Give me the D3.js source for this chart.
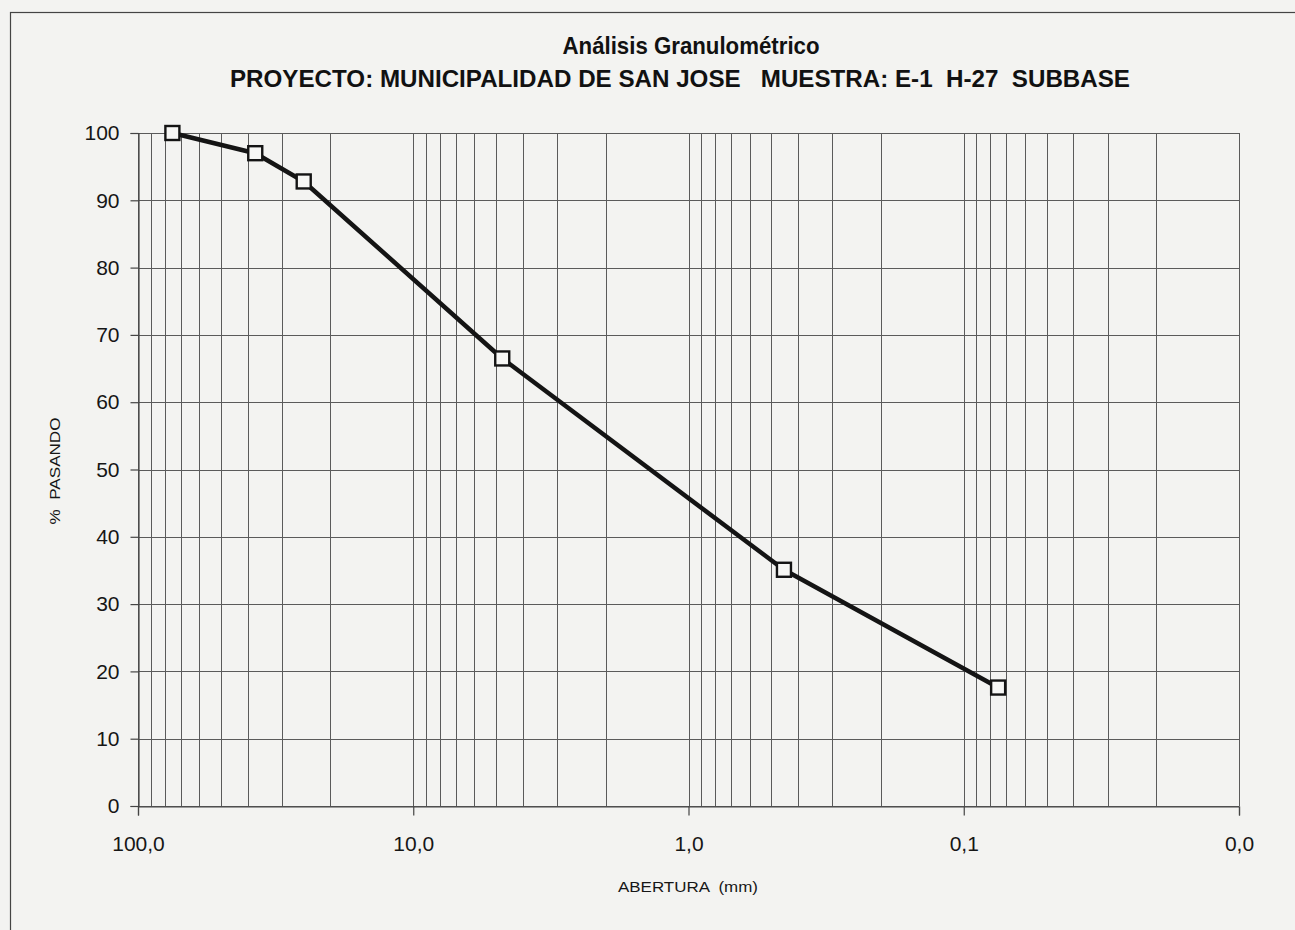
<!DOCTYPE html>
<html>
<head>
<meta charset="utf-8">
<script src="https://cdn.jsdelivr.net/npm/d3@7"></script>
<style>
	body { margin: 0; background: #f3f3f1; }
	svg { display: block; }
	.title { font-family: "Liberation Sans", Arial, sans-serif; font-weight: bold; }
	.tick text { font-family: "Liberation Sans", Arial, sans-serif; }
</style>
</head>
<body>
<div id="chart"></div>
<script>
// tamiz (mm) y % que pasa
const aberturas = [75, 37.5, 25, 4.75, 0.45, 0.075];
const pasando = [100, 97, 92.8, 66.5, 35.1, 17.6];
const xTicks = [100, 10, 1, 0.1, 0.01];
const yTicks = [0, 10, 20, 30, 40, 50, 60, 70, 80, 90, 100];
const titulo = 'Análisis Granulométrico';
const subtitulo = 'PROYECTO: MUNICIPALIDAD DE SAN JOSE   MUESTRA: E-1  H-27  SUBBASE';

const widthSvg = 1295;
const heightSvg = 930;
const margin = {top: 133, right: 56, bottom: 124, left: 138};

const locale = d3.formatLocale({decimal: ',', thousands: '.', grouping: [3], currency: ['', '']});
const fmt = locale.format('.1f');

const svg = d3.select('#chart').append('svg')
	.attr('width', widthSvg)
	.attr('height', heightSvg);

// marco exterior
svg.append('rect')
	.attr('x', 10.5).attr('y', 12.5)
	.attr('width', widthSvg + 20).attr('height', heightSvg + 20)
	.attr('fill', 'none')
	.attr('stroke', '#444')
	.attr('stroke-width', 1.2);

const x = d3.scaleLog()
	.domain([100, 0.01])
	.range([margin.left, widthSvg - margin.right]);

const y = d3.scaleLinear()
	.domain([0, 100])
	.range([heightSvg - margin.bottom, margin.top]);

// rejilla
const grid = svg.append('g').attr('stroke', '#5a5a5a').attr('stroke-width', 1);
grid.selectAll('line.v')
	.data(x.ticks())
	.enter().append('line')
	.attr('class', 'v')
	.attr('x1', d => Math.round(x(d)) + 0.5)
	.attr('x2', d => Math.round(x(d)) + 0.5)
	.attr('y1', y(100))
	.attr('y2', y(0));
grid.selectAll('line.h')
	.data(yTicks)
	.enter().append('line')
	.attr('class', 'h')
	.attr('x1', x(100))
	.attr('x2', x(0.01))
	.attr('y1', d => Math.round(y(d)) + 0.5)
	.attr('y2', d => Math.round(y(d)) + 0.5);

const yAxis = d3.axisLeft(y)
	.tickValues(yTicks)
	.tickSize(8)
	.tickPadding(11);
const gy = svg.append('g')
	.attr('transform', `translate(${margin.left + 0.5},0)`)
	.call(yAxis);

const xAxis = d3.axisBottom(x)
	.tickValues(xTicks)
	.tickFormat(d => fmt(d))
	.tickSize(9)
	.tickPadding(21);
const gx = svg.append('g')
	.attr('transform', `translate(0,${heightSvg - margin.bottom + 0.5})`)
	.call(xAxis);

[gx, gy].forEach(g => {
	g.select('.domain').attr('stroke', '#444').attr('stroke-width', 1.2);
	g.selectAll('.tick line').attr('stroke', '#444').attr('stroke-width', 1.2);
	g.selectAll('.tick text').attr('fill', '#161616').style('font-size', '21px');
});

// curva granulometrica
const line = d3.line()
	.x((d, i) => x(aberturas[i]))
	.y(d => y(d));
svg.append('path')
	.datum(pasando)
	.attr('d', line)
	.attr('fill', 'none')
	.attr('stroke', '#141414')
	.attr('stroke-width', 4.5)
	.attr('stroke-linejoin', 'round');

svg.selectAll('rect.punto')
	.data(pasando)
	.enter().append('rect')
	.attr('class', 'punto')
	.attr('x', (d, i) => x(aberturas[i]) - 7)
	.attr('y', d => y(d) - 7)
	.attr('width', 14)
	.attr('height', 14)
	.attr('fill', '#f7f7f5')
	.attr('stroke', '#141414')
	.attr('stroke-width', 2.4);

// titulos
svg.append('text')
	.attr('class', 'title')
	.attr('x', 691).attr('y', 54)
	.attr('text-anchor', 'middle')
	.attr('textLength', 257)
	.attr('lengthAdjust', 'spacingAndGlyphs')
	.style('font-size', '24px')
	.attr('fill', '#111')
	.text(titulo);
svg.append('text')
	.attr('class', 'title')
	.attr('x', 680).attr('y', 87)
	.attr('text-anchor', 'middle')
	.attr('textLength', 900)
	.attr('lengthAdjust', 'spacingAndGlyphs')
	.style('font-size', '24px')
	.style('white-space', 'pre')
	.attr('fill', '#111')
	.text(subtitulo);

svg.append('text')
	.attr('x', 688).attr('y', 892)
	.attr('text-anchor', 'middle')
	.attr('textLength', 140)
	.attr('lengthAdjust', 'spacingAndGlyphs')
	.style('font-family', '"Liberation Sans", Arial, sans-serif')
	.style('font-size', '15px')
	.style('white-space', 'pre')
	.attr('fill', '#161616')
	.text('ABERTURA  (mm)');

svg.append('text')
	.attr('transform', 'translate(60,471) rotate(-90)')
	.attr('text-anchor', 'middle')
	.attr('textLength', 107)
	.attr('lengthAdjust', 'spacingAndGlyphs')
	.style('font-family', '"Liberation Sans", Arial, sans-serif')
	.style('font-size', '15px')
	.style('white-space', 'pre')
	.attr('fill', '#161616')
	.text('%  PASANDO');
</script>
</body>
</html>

□ □ □

Instruction =>
Reproduce all of the data exactly, omitting each picture it holds.

The completed task =>
Give me the D3.js source for this chart.
<!DOCTYPE html>
<html>
<head>
<meta charset="utf-8">
<script src="https://cdn.jsdelivr.net/npm/d3@7"></script>
<style>
	body { margin: 0; background: #f3f3f1; }
	svg { display: block; }
	.title { font-family: "Liberation Sans", Arial, sans-serif; font-weight: bold; }
	.tick text { font-family: "Liberation Sans", Arial, sans-serif; }
</style>
</head>
<body>
<div id="chart"></div>
<script>
// tamiz (mm) y % que pasa
const aberturas = [75, 37.5, 25, 4.75, 0.45, 0.075];
const pasando = [100, 97, 92.8, 66.5, 35.1, 17.6];
const xTicks = [100, 10, 1, 0.1, 0.01];
const yTicks = [0, 10, 20, 30, 40, 50, 60, 70, 80, 90, 100];
const titulo = 'Análisis Granulométrico';
const subtitulo = 'PROYECTO: MUNICIPALIDAD DE SAN JOSE   MUESTRA: E-1  H-27  SUBBASE';

const widthSvg = 1295;
const heightSvg = 930;
const margin = {top: 133, right: 56, bottom: 124, left: 138};

const locale = d3.formatLocale({decimal: ',', thousands: '.', grouping: [3], currency: ['', '']});
const fmt = locale.format('.1f');

const svg = d3.select('#chart').append('svg')
	.attr('width', widthSvg)
	.attr('height', heightSvg);

// marco exterior
svg.append('rect')
	.attr('x', 10.5).attr('y', 12.5)
	.attr('width', widthSvg + 20).attr('height', heightSvg + 20)
	.attr('fill', 'none')
	.attr('stroke', '#444')
	.attr('stroke-width', 1.2);

const x = d3.scaleLog()
	.domain([100, 0.01])
	.range([margin.left, widthSvg - margin.right]);

const y = d3.scaleLinear()
	.domain([0, 100])
	.range([heightSvg - margin.bottom, margin.top]);

// rejilla
const grid = svg.append('g').attr('stroke', '#5a5a5a').attr('stroke-width', 1);
grid.selectAll('line.v')
	.data(x.ticks())
	.enter().append('line')
	.attr('class', 'v')
	.attr('x1', d => Math.round(x(d)) + 0.5)
	.attr('x2', d => Math.round(x(d)) + 0.5)
	.attr('y1', y(100))
	.attr('y2', y(0));
grid.selectAll('line.h')
	.data(yTicks)
	.enter().append('line')
	.attr('class', 'h')
	.attr('x1', x(100))
	.attr('x2', x(0.01))
	.attr('y1', d => Math.round(y(d)) + 0.5)
	.attr('y2', d => Math.round(y(d)) + 0.5);

const yAxis = d3.axisLeft(y)
	.tickValues(yTicks)
	.tickSize(8)
	.tickPadding(11);
const gy = svg.append('g')
	.attr('transform', `translate(${margin.left + 0.5},0)`)
	.call(yAxis);

const xAxis = d3.axisBottom(x)
	.tickValues(xTicks)
	.tickFormat(d => fmt(d))
	.tickSize(9)
	.tickPadding(21);
const gx = svg.append('g')
	.attr('transform', `translate(0,${heightSvg - margin.bottom + 0.5})`)
	.call(xAxis);

[gx, gy].forEach(g => {
	g.select('.domain').attr('stroke', '#444').attr('stroke-width', 1.2);
	g.selectAll('.tick line').attr('stroke', '#444').attr('stroke-width', 1.2);
	g.selectAll('.tick text').attr('fill', '#161616').style('font-size', '21px');
});

// curva granulometrica
const line = d3.line()
	.x((d, i) => x(aberturas[i]))
	.y(d => y(d));
svg.append('path')
	.datum(pasando)
	.attr('d', line)
	.attr('fill', 'none')
	.attr('stroke', '#141414')
	.attr('stroke-width', 4.5)
	.attr('stroke-linejoin', 'round');

svg.selectAll('rect.punto')
	.data(pasando)
	.enter().append('rect')
	.attr('class', 'punto')
	.attr('x', (d, i) => x(aberturas[i]) - 7)
	.attr('y', d => y(d) - 7)
	.attr('width', 14)
	.attr('height', 14)
	.attr('fill', '#f7f7f5')
	.attr('stroke', '#141414')
	.attr('stroke-width', 2.4);

// titulos
svg.append('text')
	.attr('class', 'title')
	.attr('x', 691).attr('y', 54)
	.attr('text-anchor', 'middle')
	.attr('textLength', 257)
	.attr('lengthAdjust', 'spacingAndGlyphs')
	.style('font-size', '24px')
	.attr('fill', '#111')
	.text(titulo);
svg.append('text')
	.attr('class', 'title')
	.attr('x', 680).attr('y', 87)
	.attr('text-anchor', 'middle')
	.attr('textLength', 900)
	.attr('lengthAdjust', 'spacingAndGlyphs')
	.style('font-size', '24px')
	.style('white-space', 'pre')
	.attr('fill', '#111')
	.text(subtitulo);

svg.append('text')
	.attr('x', 688).attr('y', 892)
	.attr('text-anchor', 'middle')
	.attr('textLength', 140)
	.attr('lengthAdjust', 'spacingAndGlyphs')
	.style('font-family', '"Liberation Sans", Arial, sans-serif')
	.style('font-size', '15px')
	.style('white-space', 'pre')
	.attr('fill', '#161616')
	.text('ABERTURA  (mm)');

svg.append('text')
	.attr('transform', 'translate(60,471) rotate(-90)')
	.attr('text-anchor', 'middle')
	.attr('textLength', 107)
	.attr('lengthAdjust', 'spacingAndGlyphs')
	.style('font-family', '"Liberation Sans", Arial, sans-serif')
	.style('font-size', '15px')
	.style('white-space', 'pre')
	.attr('fill', '#161616')
	.text('%  PASANDO');
</script>
</body>
</html>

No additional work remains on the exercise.